::: Dataset records
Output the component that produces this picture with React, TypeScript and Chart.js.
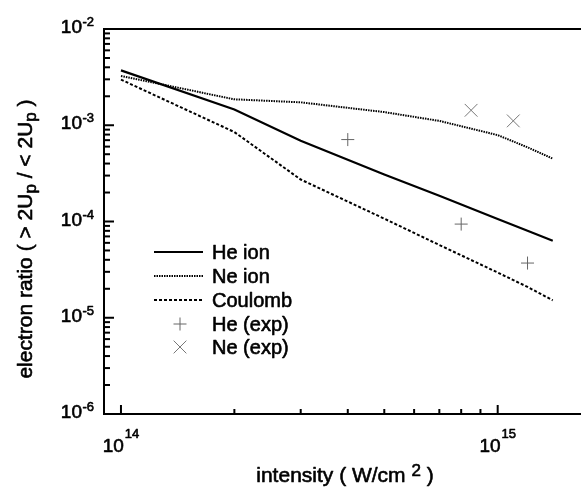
import { useEffect, useRef } from 'react';
import { Chart, registerables } from 'chart.js';

Chart.register(...registerables);

// ---- data ----
const theoryX = [1e14, 2e14, 3e14, 5e14, 7e14, 1e15, 1.2e15, 1.4e15];
const heIon = [3.72e-3, 1.46e-3, 6.9e-4, 3.08e-4, 1.85e-4, 1.06e-4, 8.0e-5, 6.3e-5];
const neIon = [3.25e-3, 1.86e-3, 1.73e-3, 1.37e-3, 1.11e-3, 7.9e-4, 5.9e-4, 4.5e-4];
const coulomb = [2.98e-3, 8.5e-4, 2.73e-4, 1.07e-4, 5.7e-5, 2.95e-5, 2.09e-5, 1.52e-5];
const heExpX = [4e14, 8e14, 1.2e15];
const heExpY = [7.1e-4, 9.4e-5, 3.7e-5];
const neExpX = [8.5e14, 1.1e15];
const neExpY = [1.43e-3, 1.11e-3];
const seriesNames = ['He ion', 'Ne ion', 'Coulomb', 'He (exp)', 'Ne (exp)'];
const xMajorTicks = [1e14, 1e15];
const yMajorTicks = [1e-6, 1e-5, 1e-4, 1e-3, 1e-2];
const xTitleParts = ['intensity ( W/cm ', '2', ' )'];
const yTitleParts = ['electron ratio ( > 2U', 'p', ' / < 2U', 'p', ' )'];

const FONT = '"Liberation Sans", Arial, Helvetica, sans-serif';

const zip = (xs: number[], ys: number[]) => xs.map((x, i) => ({ x, y: ys[i] }));

function txt(ctx: CanvasRenderingContext2D, s: string, x: number, y: number) {
  ctx.fillText(s, x, y);
  ctx.strokeText(s, x, y);
}

const paperPlugin = {
  id: 'paperAxes',
  afterDraw(chart: any) {
    const ctx: CanvasRenderingContext2D = chart.ctx;
    const { left, right, top, bottom } = chart.chartArea;
    const xs = chart.scales.x;
    const ys = chart.scales.y;
    ctx.save();
    ctx.strokeStyle = '#000';
    ctx.fillStyle = '#000';
    ctx.lineWidth = 2;
    ctx.beginPath();
    ctx.moveTo(right, top);
    ctx.lineTo(left, top);
    ctx.lineTo(left, bottom);
    ctx.lineTo(right, bottom);
    ctx.stroke();

    // y ticks (inward)
    const yDecMin = Math.floor(Math.log10(ys.min));
    const yDecMax = Math.ceil(Math.log10(ys.max));
    for (let e = yDecMin; e <= yDecMax; e++) {
      for (let m = 1; m <= 9; m++) {
        const v = m * Math.pow(10, e);
        if (v < ys.min * 0.999 || v > ys.max * 1.001) continue;
        const y = ys.getPixelForValue(v);
        const len = m === 1 ? 10 : 6;
        ctx.beginPath();
        ctx.moveTo(left, y);
        ctx.lineTo(left + len, y);
        ctx.stroke();
      }
    }
    // x ticks (inward)
    const xDecMin = Math.floor(Math.log10(xs.min));
    const xDecMax = Math.ceil(Math.log10(xs.max));
    for (let e = xDecMin; e <= xDecMax; e++) {
      for (let m = 1; m <= 9; m++) {
        const v = m * Math.pow(10, e);
        if (v < xs.min * 1.001 || v > xs.max * 0.999) continue;
        const x = xs.getPixelForValue(v);
        const len = m === 1 ? 9 : 5;
        ctx.beginPath();
        ctx.moveTo(x, bottom);
        ctx.lineTo(x, bottom - len);
        ctx.stroke();
      }
    }

    ctx.lineWidth = 0.6;
    ctx.lineJoin = 'round';
    // y tick labels
    ctx.textBaseline = 'alphabetic';
    for (const v of yMajorTicks) {
      const y = ys.getPixelForValue(v);
      const exp = String(Math.round(Math.log10(v)));
      ctx.font = `19px ${FONT}`;
      ctx.textAlign = 'right';
      txt(ctx, '10', 82, y + 4);
      ctx.font = `13px ${FONT}`;
      ctx.textAlign = 'left';
      txt(ctx, exp, 82.5, y - 3);
    }
    // x tick labels
    for (const v of xMajorTicks) {
      const x = xs.getPixelForValue(v);
      const exp = String(Math.round(Math.log10(v)));
      ctx.font = `19px ${FONT}`;
      const w1 = ctx.measureText('10').width;
      ctx.font = `13px ${FONT}`;
      const w2 = ctx.measureText(exp).width;
      const start = x - (w1 + w2 + 1) / 2;
      ctx.textAlign = 'left';
      ctx.font = `19px ${FONT}`;
      txt(ctx, '10', start, bottom + 38);
      ctx.font = `13px ${FONT}`;
      txt(ctx, exp, start + w1 + 1, bottom + 24);
    }

    // x title
    {
      ctx.font = `21px ${FONT}`;
      const a = ctx.measureText(xTitleParts[0]).width;
      const c = ctx.measureText(xTitleParts[2]).width;
      ctx.font = `17px ${FONT}`;
      const b = ctx.measureText(xTitleParts[1]).width;
      const total = a + b + c;
      const cx = 345;
      const base = 482;
      const x0 = cx - total / 2;
      ctx.textAlign = 'left';
      ctx.font = `21px ${FONT}`;
      txt(ctx, xTitleParts[0], x0, base);
      ctx.font = `17px ${FONT}`;
      txt(ctx, xTitleParts[1], x0 + a, base - 6);
      ctx.font = `21px ${FONT}`;
      txt(ctx, xTitleParts[2], x0 + a + b, base);
    }
    // y title (rotated)
    {
      ctx.save();
      ctx.translate(32, 239);
      ctx.rotate(-Math.PI / 2);
      const sizes = [21, 17, 21, 17, 21];
      const offs = [0, 4, 0, 4, 0];
      const widths = yTitleParts.map((t, i) => {
        ctx.font = `${sizes[i]}px ${FONT}`;
        return ctx.measureText(t).width;
      });
      const total = widths.reduce((s, w) => s + w, 0);
      let x0 = -total / 2;
      ctx.textAlign = 'left';
      yTitleParts.forEach((t, i) => {
        ctx.font = `${sizes[i]}px ${FONT}`;
        txt(ctx, t, x0, offs[i]);
        x0 += widths[i];
      });
      ctx.restore();
    }

    // legend
    const rowY = [252, 276, 300, 324, 347];
    const sx0 = 154;
    const sx1 = 203;
    chart.data.datasets.forEach((ds: any, i: number) => {
      const y = rowY[i];
      ctx.save();
      if (ds.showLine !== false) {
        ctx.strokeStyle = ds.borderColor;
        ctx.lineWidth = ds.borderWidth;
        ctx.setLineDash(ds.borderDash || []);
        ctx.beginPath();
        ctx.moveTo(sx0, y);
        ctx.lineTo(sx1, y);
        ctx.stroke();
      } else {
        ctx.strokeStyle = ds.pointBorderColor;
        ctx.lineWidth = ds.pointBorderWidth;
        const r = ds.pointRadius;
        const cx = 180;
        ctx.beginPath();
        if (ds.pointStyle === 'cross') {
          ctx.moveTo(cx - r, y);
          ctx.lineTo(cx + r, y);
          ctx.moveTo(cx, y - r);
          ctx.lineTo(cx, y + r);
        } else {
          const d = r * Math.SQRT1_2;
          ctx.moveTo(cx - d, y - d);
          ctx.lineTo(cx + d, y + d);
          ctx.moveTo(cx - d, y + d);
          ctx.lineTo(cx + d, y - d);
        }
        ctx.stroke();
      }
      ctx.restore();
      ctx.fillStyle = '#000';
      ctx.strokeStyle = '#000';
      ctx.lineWidth = 0.6;
      ctx.font = `20px ${FONT}`;
      ctx.textAlign = 'left';
      txt(ctx, ds.label, 212, y + 7);
    });
    ctx.restore();
  },
};

export default function App() {
  const ref = useRef<HTMLCanvasElement | null>(null);
  useEffect(() => {
    document.body.style.margin = '0';
    const canvas = ref.current;
    if (!canvas) return;
    const chart = new Chart(canvas, {
      type: 'line',
      data: {
        datasets: [
          {
            label: seriesNames[0],
            data: zip(theoryX, heIon),
            borderColor: '#000',
            borderWidth: 2.2,
            pointRadius: 0,
            fill: false,
          },
          {
            label: seriesNames[1],
            data: zip(theoryX, neIon),
            borderColor: '#000',
            borderWidth: 2,
            borderDash: [1.5, 1],
            pointRadius: 0,
            fill: false,
          },
          {
            label: seriesNames[2],
            data: zip(theoryX, coulomb),
            borderColor: '#000',
            borderWidth: 2,
            borderDash: [3, 2],
            pointRadius: 0,
            fill: false,
          },
          {
            label: seriesNames[3],
            data: zip(heExpX, heExpY),
            showLine: false,
            pointStyle: 'cross',
            pointRadius: 6.5,
            pointBorderColor: '#666',
            pointBackgroundColor: '#666',
            pointBorderWidth: 1,
          },
          {
            label: seriesNames[4],
            data: zip(neExpX, neExpY),
            showLine: false,
            pointStyle: 'crossRot',
            pointRadius: 9,
            pointBorderColor: '#777',
            pointBackgroundColor: '#777',
            pointBorderWidth: 1,
          },
        ] as any,
      },
      options: {
        responsive: false,
        animation: false,
        layout: { autoPadding: false, padding: { left: 104, top: 29, right: 0, bottom: 73 } },
        plugins: { legend: { display: false }, tooltip: { enabled: false } },
        scales: {
          x: { type: 'logarithmic', min: 9.015e13, max: 1.664e15, display: false },
          y: { type: 'logarithmic', min: 1e-6, max: 1e-2, display: false },
        },
        elements: { line: { tension: 0 } },
      } as any,
      plugins: [paperPlugin],
    });
    return () => chart.destroy();
  }, []);
  return (
    <div style={{ position: 'absolute', left: 0, top: 0, width: 581, height: 487, background: '#fff' }}>
      <canvas ref={ref} width={581} height={487} />
    </div>
  );
}
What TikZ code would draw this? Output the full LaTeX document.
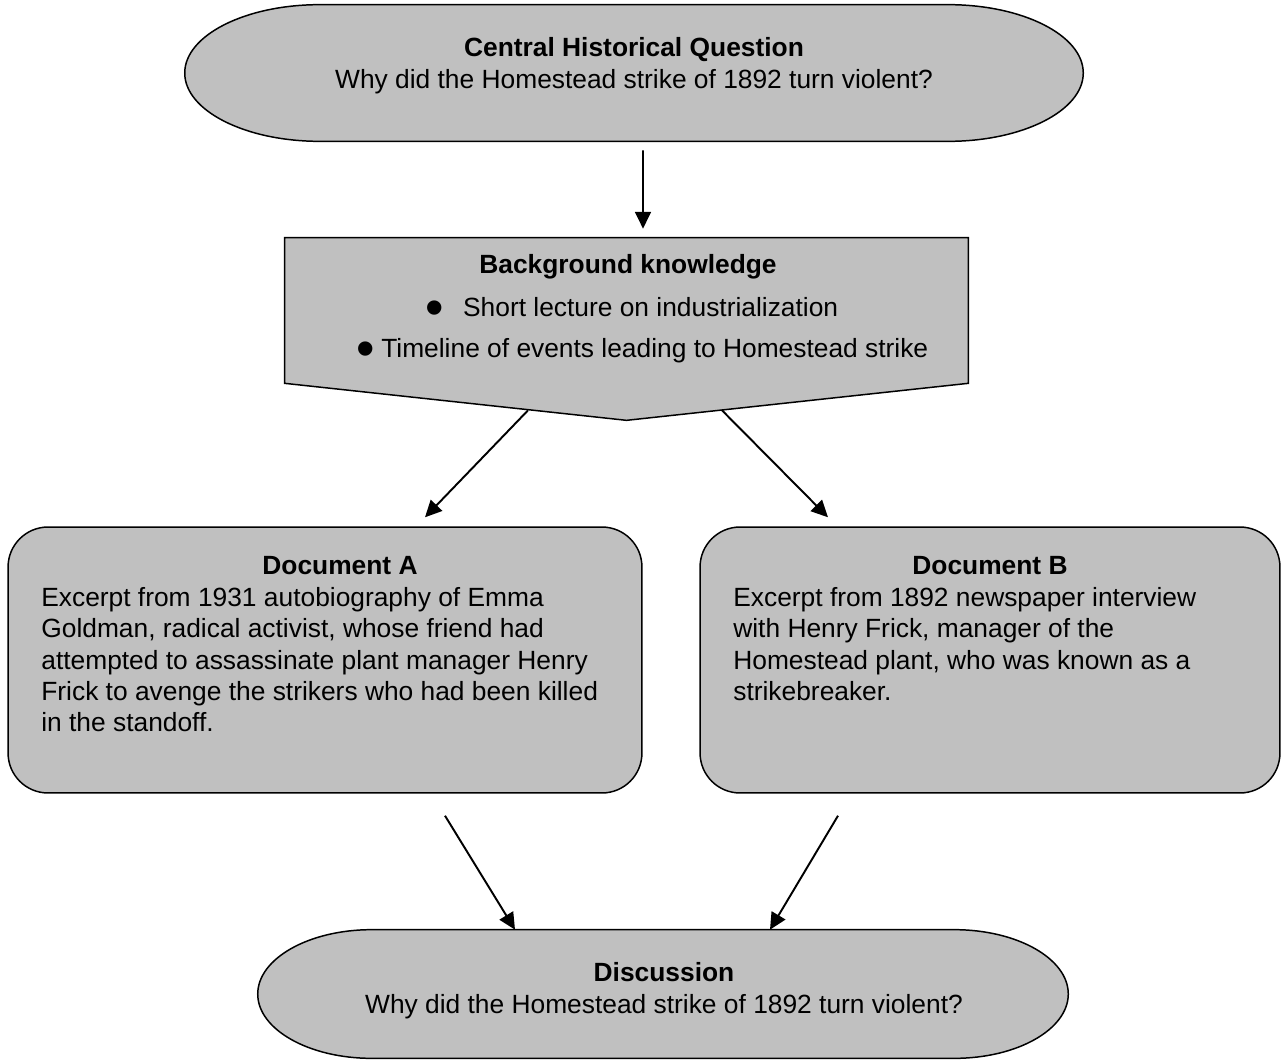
::::::
#### Problem:
Give back exactly the lines from the first line of the data through the line with "Chart.register(...registerables);", pictures excluded.

#### Exercise answer:
Output the component that produces this picture with React, TypeScript and Chart.js.
import { useEffect, useRef } from 'react';
import { Chart, registerables } from 'chart.js';

Chart.register(...registerables);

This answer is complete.